EXERCISE GOAL: Each line should be copied exactly.

==== LISTED RECORDS ====

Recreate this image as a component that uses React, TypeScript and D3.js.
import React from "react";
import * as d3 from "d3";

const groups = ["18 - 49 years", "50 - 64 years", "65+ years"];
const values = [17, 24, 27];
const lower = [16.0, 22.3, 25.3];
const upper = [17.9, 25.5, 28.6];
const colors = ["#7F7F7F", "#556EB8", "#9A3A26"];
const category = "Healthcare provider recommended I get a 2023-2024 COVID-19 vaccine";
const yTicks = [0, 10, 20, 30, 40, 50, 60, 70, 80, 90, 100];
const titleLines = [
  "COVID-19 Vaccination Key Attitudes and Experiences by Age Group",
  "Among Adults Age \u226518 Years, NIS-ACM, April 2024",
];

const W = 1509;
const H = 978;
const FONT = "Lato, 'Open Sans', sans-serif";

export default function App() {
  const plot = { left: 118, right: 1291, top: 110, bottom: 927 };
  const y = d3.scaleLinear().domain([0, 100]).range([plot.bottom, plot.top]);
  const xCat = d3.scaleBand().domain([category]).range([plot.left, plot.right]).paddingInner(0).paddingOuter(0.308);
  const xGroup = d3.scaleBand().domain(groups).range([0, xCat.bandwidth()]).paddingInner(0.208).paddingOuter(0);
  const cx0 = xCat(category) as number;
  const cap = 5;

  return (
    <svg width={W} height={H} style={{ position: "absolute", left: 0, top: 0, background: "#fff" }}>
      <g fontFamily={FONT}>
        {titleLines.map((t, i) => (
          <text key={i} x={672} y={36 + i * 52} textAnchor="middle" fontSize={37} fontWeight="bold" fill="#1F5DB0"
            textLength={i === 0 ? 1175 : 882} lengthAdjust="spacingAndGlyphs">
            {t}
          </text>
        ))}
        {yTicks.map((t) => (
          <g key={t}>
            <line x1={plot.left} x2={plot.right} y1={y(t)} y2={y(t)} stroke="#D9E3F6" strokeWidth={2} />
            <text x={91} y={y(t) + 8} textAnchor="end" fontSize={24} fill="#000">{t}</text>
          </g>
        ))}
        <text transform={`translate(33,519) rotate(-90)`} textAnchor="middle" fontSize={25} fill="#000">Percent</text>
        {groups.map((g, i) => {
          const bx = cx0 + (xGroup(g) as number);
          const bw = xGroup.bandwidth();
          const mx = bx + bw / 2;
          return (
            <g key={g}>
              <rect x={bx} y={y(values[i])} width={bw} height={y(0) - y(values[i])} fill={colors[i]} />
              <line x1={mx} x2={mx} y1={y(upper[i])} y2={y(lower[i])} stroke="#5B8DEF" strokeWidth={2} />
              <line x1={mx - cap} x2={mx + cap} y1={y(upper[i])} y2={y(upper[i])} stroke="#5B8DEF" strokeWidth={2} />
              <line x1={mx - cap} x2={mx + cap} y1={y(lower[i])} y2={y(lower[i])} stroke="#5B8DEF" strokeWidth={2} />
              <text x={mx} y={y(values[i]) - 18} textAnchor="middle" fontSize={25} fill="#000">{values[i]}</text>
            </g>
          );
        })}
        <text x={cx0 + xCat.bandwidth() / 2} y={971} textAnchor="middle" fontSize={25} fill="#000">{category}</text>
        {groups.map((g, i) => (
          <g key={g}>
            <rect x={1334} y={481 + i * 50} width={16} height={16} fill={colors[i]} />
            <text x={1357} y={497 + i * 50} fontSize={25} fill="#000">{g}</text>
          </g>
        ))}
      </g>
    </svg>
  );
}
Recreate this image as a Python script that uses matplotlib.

====

RESULT OF THIS EXERCISE:
Recreate this image as a component that uses React, TypeScript and D3.js.
import React from "react";
import * as d3 from "d3";

const groups = ["18 - 49 years", "50 - 64 years", "65+ years"];
const values = [17, 24, 27];
const lower = [16.0, 22.3, 25.3];
const upper = [17.9, 25.5, 28.6];
const colors = ["#7F7F7F", "#556EB8", "#9A3A26"];
const category = "Healthcare provider recommended I get a 2023-2024 COVID-19 vaccine";
const yTicks = [0, 10, 20, 30, 40, 50, 60, 70, 80, 90, 100];
const titleLines = [
  "COVID-19 Vaccination Key Attitudes and Experiences by Age Group",
  "Among Adults Age \u226518 Years, NIS-ACM, April 2024",
];

const W = 1509;
const H = 978;
const FONT = "Lato, 'Open Sans', sans-serif";

export default function App() {
  const plot = { left: 118, right: 1291, top: 110, bottom: 927 };
  const y = d3.scaleLinear().domain([0, 100]).range([plot.bottom, plot.top]);
  const xCat = d3.scaleBand().domain([category]).range([plot.left, plot.right]).paddingInner(0).paddingOuter(0.308);
  const xGroup = d3.scaleBand().domain(groups).range([0, xCat.bandwidth()]).paddingInner(0.208).paddingOuter(0);
  const cx0 = xCat(category) as number;
  const cap = 5;

  return (
    <svg width={W} height={H} style={{ position: "absolute", left: 0, top: 0, background: "#fff" }}>
      <g fontFamily={FONT}>
        {titleLines.map((t, i) => (
          <text key={i} x={672} y={36 + i * 52} textAnchor="middle" fontSize={37} fontWeight="bold" fill="#1F5DB0"
            textLength={i === 0 ? 1175 : 882} lengthAdjust="spacingAndGlyphs">
            {t}
          </text>
        ))}
        {yTicks.map((t) => (
          <g key={t}>
            <line x1={plot.left} x2={plot.right} y1={y(t)} y2={y(t)} stroke="#D9E3F6" strokeWidth={2} />
            <text x={91} y={y(t) + 8} textAnchor="end" fontSize={24} fill="#000">{t}</text>
          </g>
        ))}
        <text transform={`translate(33,519) rotate(-90)`} textAnchor="middle" fontSize={25} fill="#000">Percent</text>
        {groups.map((g, i) => {
          const bx = cx0 + (xGroup(g) as number);
          const bw = xGroup.bandwidth();
          const mx = bx + bw / 2;
          return (
            <g key={g}>
              <rect x={bx} y={y(values[i])} width={bw} height={y(0) - y(values[i])} fill={colors[i]} />
              <line x1={mx} x2={mx} y1={y(upper[i])} y2={y(lower[i])} stroke="#5B8DEF" strokeWidth={2} />
              <line x1={mx - cap} x2={mx + cap} y1={y(upper[i])} y2={y(upper[i])} stroke="#5B8DEF" strokeWidth={2} />
              <line x1={mx - cap} x2={mx + cap} y1={y(lower[i])} y2={y(lower[i])} stroke="#5B8DEF" strokeWidth={2} />
              <text x={mx} y={y(values[i]) - 18} textAnchor="middle" fontSize={25} fill="#000">{values[i]}</text>
            </g>
          );
        })}
        <text x={cx0 + xCat.bandwidth() / 2} y={971} textAnchor="middle" fontSize={25} fill="#000">{category}</text>
        {groups.map((g, i) => (
          <g key={g}>
            <rect x={1334} y={481 + i * 50} width={16} height={16} fill={colors[i]} />
            <text x={1357} y={497 + i * 50} fontSize={25} fill="#000">{g}</text>
          </g>
        ))}
      </g>
    </svg>
  );
}
Recreate this image as a Python script that uses matplotlib.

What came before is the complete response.